Monday, June 6, 2016

A $10 Antique Dresser

This one was bad. Bad bad bad. Let's start with the spiders. There's always this moment when I'm buying antique furniture, when it gets flipped over to be placed on its top in the back of my truck, and suddenly ARACHNOPHOBIA. Thousands of pieces of furniture and the shock and drop in my stomach never goes away. I HATE spiders.
        It was spidery and the veneer was a disaster. Someone had put big ugly white casters on it, and the drawer bottoms in the two larger drawers had come out of their slots and were dragging hard against the drawer stops, making them all but impossible to open and close. It had a handful of non original pulls, and the top was nothing but water marks, rings, chips, and bubbling. Basically, It had every problem.
          But at $10 it was worth saving.

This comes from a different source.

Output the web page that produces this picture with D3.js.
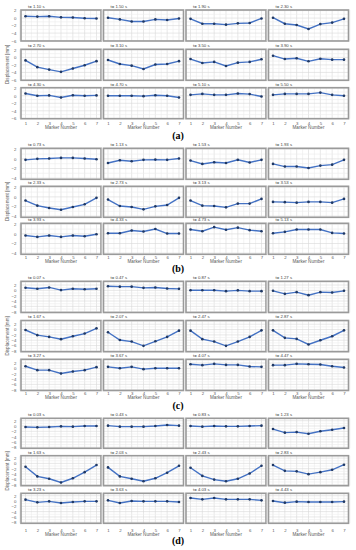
<!DOCTYPE html>
<html><head><meta charset="utf-8">
<script src="https://cdn.jsdelivr.net/npm/d3@7"></script>
<style>body{margin:0;background:#fff}svg{display:block}</style>
</head><body>
<script>
const markers = [1,2,3,4,5,6,7];

const timesA = ["1.10","1.50","1.90","2.30","2.70","3.10","3.50","3.90","4.30","4.70","5.10","5.50"];
const dispA = [
  [0.5,0.4,0.5,0.2,0.15,-0.05,-0.1],
  [0.1,-0.35,-0.9,-0.9,-0.35,-0.5,-0.1],
  [-0.2,-1.5,-1.5,-1.75,-1.4,-1.3,-0.1],
  [0.1,-1.5,-1.85,-2.9,-1.6,-1.2,-0.2],
  [-0.8,-2.6,-3.25,-3.85,-2.95,-2.1,-1.0],
  [-0.7,-1.75,-2.2,-3.1,-1.9,-1.75,-1.0],
  [-0.45,-1.5,-1.2,-2.3,-1.4,-1.2,-0.5],
  [0.45,-0.45,-0.25,-1.05,-0.35,-0.6,-0.6],
  [0.6,0.0,0.1,-0.45,0.15,0.0,0.1],
  [0.0,0.0,0.0,-0.1,0.15,0.0,-0.45],
  [0.25,0.5,0.25,0.25,0.6,0.45,-0.2],
  [0.25,0.5,0.5,0.5,0.85,0.25,0.0]
];
const ticksA = [2,0,-2,-4,-6];

const timesB = ["0.73","1.13","1.53","1.93","2.33","2.73","3.13","3.53","3.93","4.33","4.73","5.13"];
const dispB = [
  [-0.2,0.0,0.07,0.2,0.2,0.07,-0.07],
  [-0.85,-0.3,-0.5,-0.2,-0.15,-0.2,0.07],
  [-0.35,-1.05,-0.7,-0.85,-0.2,-0.75,-0.2],
  [-1.05,-1.6,-1.6,-1.9,-1.4,-1.2,-0.2],
  [-0.77,-1.83,-2.32,-2.68,-2.11,-1.55,-0.2],
  [-0.56,-1.9,-2.1,-2.6,-1.97,-1.7,-0.2],
  [-0.77,-1.83,-1.9,-2.18,-1.4,-1.4,-0.42],
  [-1.05,-1.1,-1.2,-1.05,-1.05,-1.2,-0.42],
  [-0.35,-0.63,-0.35,-0.63,-0.35,-0.5,-0.07],
  [0.14,0.14,0.7,0.5,1.0,0.07,0.07],
  [0.9,0.56,1.4,0.85,1.3,0.77,0.56],
  [0.14,0.42,0.9,0.9,0.9,0.2,0.07]
];
const ticksB = [2,0,-2,-4];

const timesC = ["0.07","0.47","0.87","1.27","1.67","2.07","2.47","2.87","3.27","3.67","4.07","4.47"];
const dispC = [
  [1.0,0.6,1.1,0.1,0.6,0.4,0.6],
  [1.55,1.4,1.4,0.95,1.05,0.7,0.57],
  [0.07,0.07,0.07,-0.3,0.0,-0.3,-0.3],
  [-0.17,-1.3,-0.67,-1.8,-0.67,-0.8,-0.17],
  [-0.16,-2.1,-2.75,-3.6,-2.5,-1.5,0.45],
  [-1.0,-3.9,-4.5,-6.1,-4.4,-2.75,-0.4],
  [-0.4,-3.6,-4.5,-6.1,-4.5,-2.75,-0.3],
  [-0.3,-3.1,-3.5,-5.6,-4.0,-2.5,-0.3],
  [0.8,-0.67,-0.67,-1.9,-1.16,-0.67,0.45],
  [0.57,0.07,0.57,-0.3,0.07,0.07,0.07],
  [1.55,1.2,1.7,1.3,1.3,0.7,0.57],
  [1.2,1.2,1.7,1.55,1.45,0.8,0.3]
];
const ticksC = [2,0,-2,-4,-6,-8];

const timesD = ["0.03","0.43","0.83","1.23","1.63","2.03","2.43","2.83","3.23","3.63","4.03","4.43"];
const dispD = [
  [-0.4,-0.5,-0.4,-0.13,-0.25,0.0,0.0],
  [0.13,-0.25,-0.25,-0.25,0.0,0.4,0.13],
  [0.0,-0.25,0.0,-0.13,-0.13,0.0,0.13],
  [-1.15,-2.5,-2.3,-2.9,-2.0,-1.4,-0.75],
  [-1.27,-4.9,-5.8,-7.2,-5.6,-3.3,-0.63],
  [-1.5,-4.9,-5.8,-6.7,-5.6,-3.5,-0.9],
  [-1.65,-4.7,-6.1,-6.7,-5.8,-3.8,-0.9],
  [-0.63,-2.8,-3.0,-4.05,-3.3,-2.4,-0.5],
  [0.5,-0.5,-0.13,-0.76,-0.38,-0.13,-0.13],
  [0.25,-0.76,0.0,-0.13,-0.13,-0.13,-0.38],
  [1.15,0.63,1.15,0.63,0.63,0.63,0.25],
  [0.0,-0.63,-0.25,-0.38,-0.38,-0.38,-0.25]
];
const ticksD = [2,0,-2,-4,-6,-8];

const panelLabels = ["(a)","(b)","(c)","(d)"];
const xTitle = "Marker Number";
const yTitle = "Displacement [mm]";

// ---- layout ----
const W = 356, H = 550;
const svg = d3.select("body").append("svg").attr("width", W).attr("height", H);
const colLefts = [21, 103.5, 186, 268.5];
const colW = 80;
const panels = [
  {times: timesA, disp: dispA, ticks: ticksA, domain: [-6.1, 2.15], tops: [10, 49.3, 87.7], h: 31, xl: 125.5, lab: 139},
  {times: timesB, disp: dispB, ticks: ticksB, domain: [-4.25, 2.2], tops: [148.3, 186.3, 223.3], h: 31, xl: 259.5, lab: 272},
  {times: timesC, disp: dispC, ticks: ticksC, domain: [-8.3, 3.4], tops: [281.3, 320.5, 359.3], h: 31.2, xl: 396, lab: 409},
  {times: timesD, disp: dispD, ticks: ticksD, domain: [-8.4, 2.9], tops: [418.3, 455.7, 493.3], h: 30, xl: 533, lab: 544}
];
const font = "'Liberation Sans', Arial, sans-serif";

panels.forEach((p, pi) => {
  for (let r = 0; r < 3; r++) {
    for (let c = 0; c < 4; c++) {
      const k = r * 4 + c;
      const x0 = colLefts[c], y0 = p.tops[r];
      const x = d3.scaleLinear().domain([1, 7]).range([x0 + 4.5, x0 + colW - 4.5]);
      const y = d3.scaleLinear().domain(p.domain).range([y0 + p.h, y0]);
      const g = svg.append("g");
      // grid
      const halfs = d3.range(0.5, 7.51, 0.5);
      g.selectAll(".vg").data(halfs).join("line")
        .attr("x1", d => x(d)).attr("x2", d => x(d))
        .attr("y1", y0).attr("y2", y0 + p.h)
        .attr("stroke", d => Number.isInteger(d) ? "#d9d9d9" : "#ececec").attr("stroke-width", 0.6);
      const yMinor = d3.range(Math.ceil(p.domain[0]), Math.floor(p.domain[1]) + 1, 1);
      g.selectAll(".hg").data(yMinor).join("line")
        .attr("x1", x0).attr("x2", x0 + colW)
        .attr("y1", d => y(d)).attr("y2", d => y(d))
        .attr("stroke", d => d % 2 === 0 ? "#d9d9d9" : "#ececec").attr("stroke-width", 0.6);
      // box
      g.append("rect").attr("x", x0).attr("y", y0).attr("width", colW).attr("height", p.h)
        .attr("fill", "none").attr("stroke", "#9a9a9a").attr("stroke-width", 1.6);
      // title
      g.append("text").attr("x", x0 + 7).attr("y", y0 - 2.2)
        .attr("font-family", font).attr("font-size", 4.3).attr("fill", "#404040")
        .text("t= " + p.times[k] + " s");
      // line
      const vals = p.disp[k];
      const line = d3.line().x((d, i) => x(markers[i])).y(d => y(d));
      g.append("path").datum(vals).attr("d", line)
        .attr("fill", "none").attr("stroke", "#4472c4").attr("stroke-width", 1.4);
      g.selectAll(".pt").data(vals).join("circle")
        .attr("cx", (d, i) => x(markers[i])).attr("cy", d => y(d)).attr("r", 1.3)
        .attr("fill", "#1f3864");
      // y axis ticks on first column
      if (c === 0) {
        const ya = d3.axisLeft(y).tickValues(p.ticks).tickFormat(d3.format("d")).tickSize(0).tickPadding(4.5);
        const ag = g.append("g").attr("transform", `translate(${x0},0)`).call(ya);
        ag.select(".domain").remove();
        ag.selectAll("text").attr("font-family", font).attr("font-size", 4.3).attr("fill", "#595959");
      }
      // x axis on bottom row
      if (r === 2) {
        const xa = d3.axisBottom(x).tickValues(markers).tickFormat(d3.format("d")).tickSize(0).tickPadding(0);
        const ag = g.append("g").attr("transform", `translate(0,${p.xl - 4})`).call(xa);
        ag.select(".domain").remove();
        ag.selectAll("text").attr("font-family", font).attr("font-size", 4.3).attr("fill", "#595959");
        g.append("text").attr("x", x0 + colW / 2).attr("y", p.xl + 3)
          .attr("text-anchor", "middle").attr("font-family", font).attr("font-size", 4.6)
          .attr("fill", "#595959").text(xTitle);
      }
    }
  }
  // y title
  const cy = (p.tops[0] + p.tops[2] + p.h) / 2;
  svg.append("text").attr("transform", `translate(8.5,${cy}) rotate(-90)`)
    .attr("text-anchor", "middle").attr("font-family", font).attr("font-size", 4.6)
    .attr("fill", "#595959").text(yTitle);
  // panel label
  svg.append("text").attr("x", 178).attr("y", p.lab).attr("text-anchor", "middle")
    .attr("font-family", "'Liberation Serif', 'Times New Roman', serif").attr("font-size", 10)
    .attr("font-weight", "bold").attr("fill", "#000").text(panelLabels[pi]);
});
</script>
</body></html>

          I've walked you through the step by step process to repairing chipped veneer and removing veneer tops before so I won't labor the point, but it was many hours of work to get this gal back on her feet and ready for the surface work (the fun part). I had an glorious 19th century solid oak dresser mirror stored away and I knew it would be perfect for this piece, so after removing the damaged veneer top and refinishing the poplar below and painting the case in a soft blue I added the mirror, painted to match. I kept some of the existing drawer pulls, just for the top drawers, and complimented them with salvaged antique pulls for the lower drawers. I removed the casters distressed and sealed the paint and bing, bang, boom, the dresser is a lovely once more.